Another point McCormick lifted up has to do with confusion about the nature of theology. He wrote: “When believers begin to reflect on their faith, theology comes into being. Such reflection is a continuous wrestling to reappropriate God’s great deeds in Christ in different times and cultures. Such reflection can be reduced to repetition of past formulations only at the cost of theological paralysis. Certain forms of doctrinal centralization tend to do just this” (87). Put differently: “Certain conclusions are not correct simply because Vatican officials approve them. Vatican officials can approve them only because they are seen as correct. And that is a process in which theological reflection has an indispensable role” (87).
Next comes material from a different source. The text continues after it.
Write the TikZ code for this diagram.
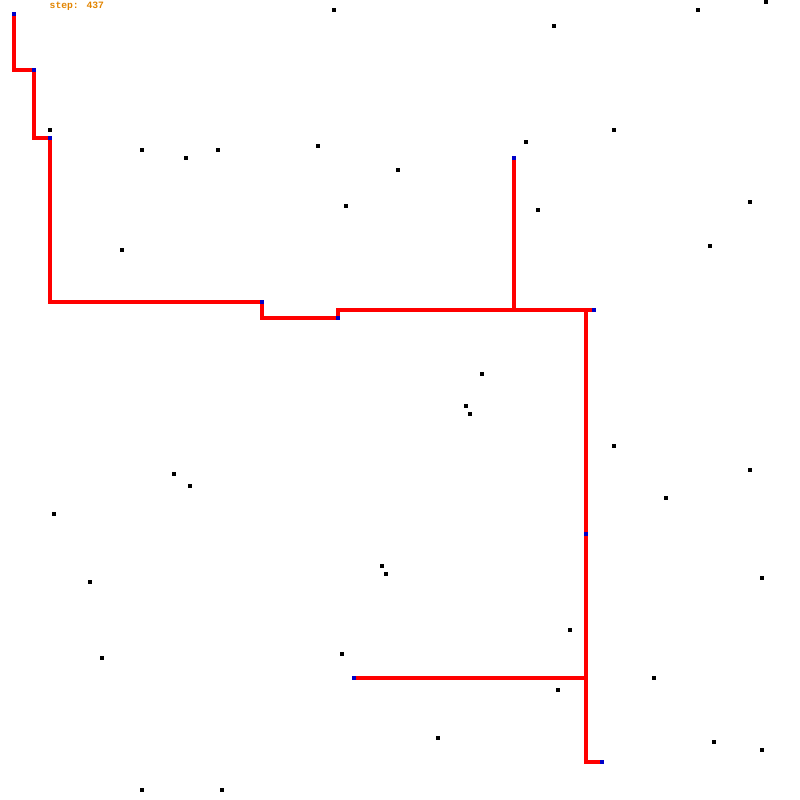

I think this is a signficant point for us today. Indeed, I worry that the Church is going to suffer even more from what McCormick referred to (in “L’Affaire Curran,” 111-130, in the same book) as “wounds, self-inflicted, by a coercive atmosphere” (127). For those in my profession, McCormick lamented, “Coercive measures will almost certainly have the effect of quieting theologians, at least on certain issues” (128). In McCormick’s view, this atmosphere also harms the Magisterium: It “further erodes both the episcopal and papal magisterium by silencing yet another source of understanding and growth” (128). Accordingly, “the entire church suffers” (127), including the laity and the clergy, in such a climate.

Fr. McCormick was writing during the 1980s. Over two decades later, it pains me to say that I am not sure we have really resolved many of the concerns he raised.